TEA ADVISORY PANEL FACTS

  • Approximately 40% of the nation's fluid intake today will be tea
  • Tea without milk has no calories. Using semi-skimmed milk adds around 13 calories per cup, but you also benefit from valuable minerals and calcium.
  • Four cups of tea with milk provides 21% of daily calcium requirement.
  • Tea is a source of the minerals manganese, essential for bone growth and body development, and potassium, vital for maintaining body fluid levels.
  • The average cup of tea contains less than half the level of caffeine than coffee. One cup contains only 50mg per 190ml cup.
  • Tea is a natural source of fluoride and drinking four cups makes a significant contribution to your daily intake. (Only 11% of UK water supply has fluoride added.)

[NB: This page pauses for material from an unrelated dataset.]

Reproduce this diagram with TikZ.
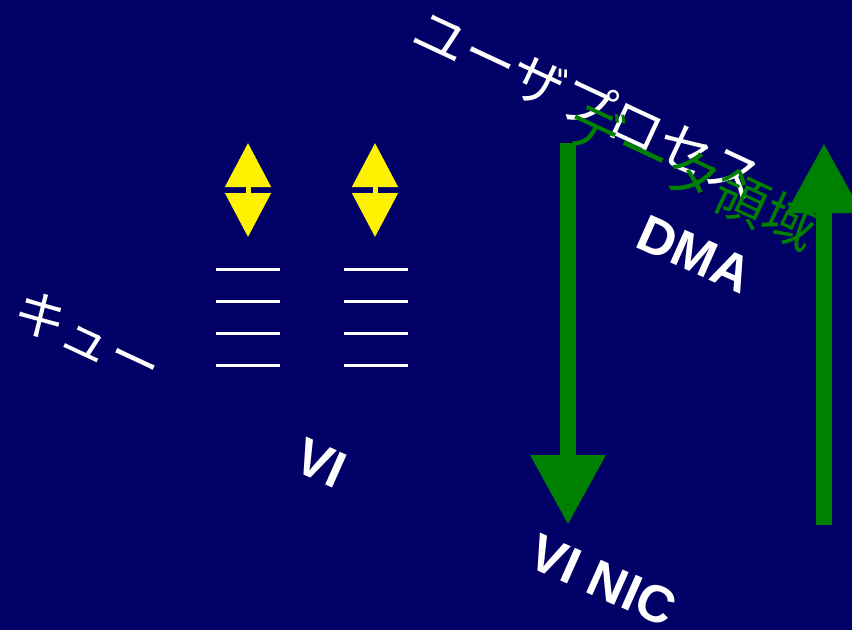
\documentclass[tikz,border=0pt]{standalone}
\usepackage{fontspec}
\setmainfont{Liberation Sans}
\newfontfamily\cjk{Noto Sans CJK JP}
\usetikzlibrary{arrows.meta}
\definecolor{slidebg}{RGB}{0,0,102}
\definecolor{dmagreen}{RGB}{0,128,0}

\begin{document}
\begin{tikzpicture}[x=1pt,y=-1pt,
	slidetext/.style={text=white,inner sep=0pt,anchor=center,rotate=#1},
	slidetext/.default=-25,
	jptext/.style={slidetext,font=\cjk\fontsize{54}{54}\selectfont},
	entext/.style={slidetext=-24,font=\bfseries\fontsize{52}{52}\selectfont},
	dmaarrow/.style={draw=dmagreen,line width=16pt,-{Triangle[length=70pt,width=71pt]}},
	doorbell/.style={draw=yellow,line width=5pt,{Triangle[length=44pt,width=45pt]}-{Triangle[length=44pt,width=45pt]}},
	queueline/.style={draw=white,line width=3pt}
	]
  \useasboundingbox (0,0) rectangle (852,630);
  \fill[slidebg] (0,0) rectangle (852,630);

  % work queues of the VI
  \foreach \qx in {216,344}{
    \foreach \qy in {269,301,333,365}
      \draw[queueline] (\qx,\qy) -- ++(64,0);
  }
  \foreach \bx/\bn in {248/a,375/b}{
    \coordinate (bell\bn top) at (\bx,143);
    \coordinate (bell\bn bot) at (\bx,237);
    \draw[doorbell] (bell\bn top) -- (bell\bn bot);
  }

  % DMA transfers
  \coordinate (send top) at (568,143);
  \coordinate (send tip) at (568,525);
  \coordinate (recv bot) at (824,525);
  \coordinate (recv tip) at (824,143);
  \draw[dmaarrow] (send top) -- (send tip);
  \draw[dmaarrow] (recv bot) -- (recv tip);

  \node[jptext] (process) at (588,104) {ユーザプロセス};
  \node[jptext,text=dmagreen] (buffer) at (693,175) {データ領域};
  \node[entext] (dma) at (695,254) {DMA};
  \node[jptext,font=\cjk\fontsize{52}{52}\selectfont] (queue) at (88,338) {キュー};
  \node[entext] (vi) at (321,463) {VI};
  \node[entext] (nic) at (603,580) {VI NIC};
\end{tikzpicture}
\end{document}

  • Green and black teas are from the same plant, Camelia sinensis, and contain similar amounts of antioxidants and caffeine.
Final 20 facts:
  • The British have been drinking tea for nearly 400 years 
  • Tea breaks are traditions that have been with us for approximately 200 years. Initially when workers commenced their day at around 5 or 6am, employers allowed a break in the morning when food and tea were served. Some employers repeated the break in the afternoon as well 
  • Tea costs approximately 3p per cup to make. Coffee costs 6.5p 
  • Over 50% of our tea comes from East Africa – Kenya, Malawi, Zimbabwe 
  • The UK drinks 165 million cups per day - 62 billion cups per year 
  • There are estimated to be about 1,500 different varieties of tea 
  • In a recent study, 80% of staff claim they find out more about what's going on at work over a cup of tea than in any other way 
  • Average consumption is 3 cups per day 
  • 70% of population (over 10 years) drank tea yesterday 
  • 95% of tea is consumed in tea bags 
  • 86% of tea is consumed at home, 14% out of home 
  • Over 25% of milk consumed in UK is taken with tea 
  • 98% of people take milk with tea 
  • 45% of people take sugar with their tea 
  • There is an estimated 1,500 different types of tea 
  • Britain is the second largest nation of tea drinkers per capita. Ireland is the first. 
  • Solid blocks of tea were used as money in Siberia until the 19th century. 
  • Tea contains half the amount of caffeine than coffee. 
  • Tea is a natural source of fluoride that can help protect against tooth decay and gum disease. 
  • By the mid 18th century tea replaced ale & gin as the drink of the masses to become Britain's most popular beverage.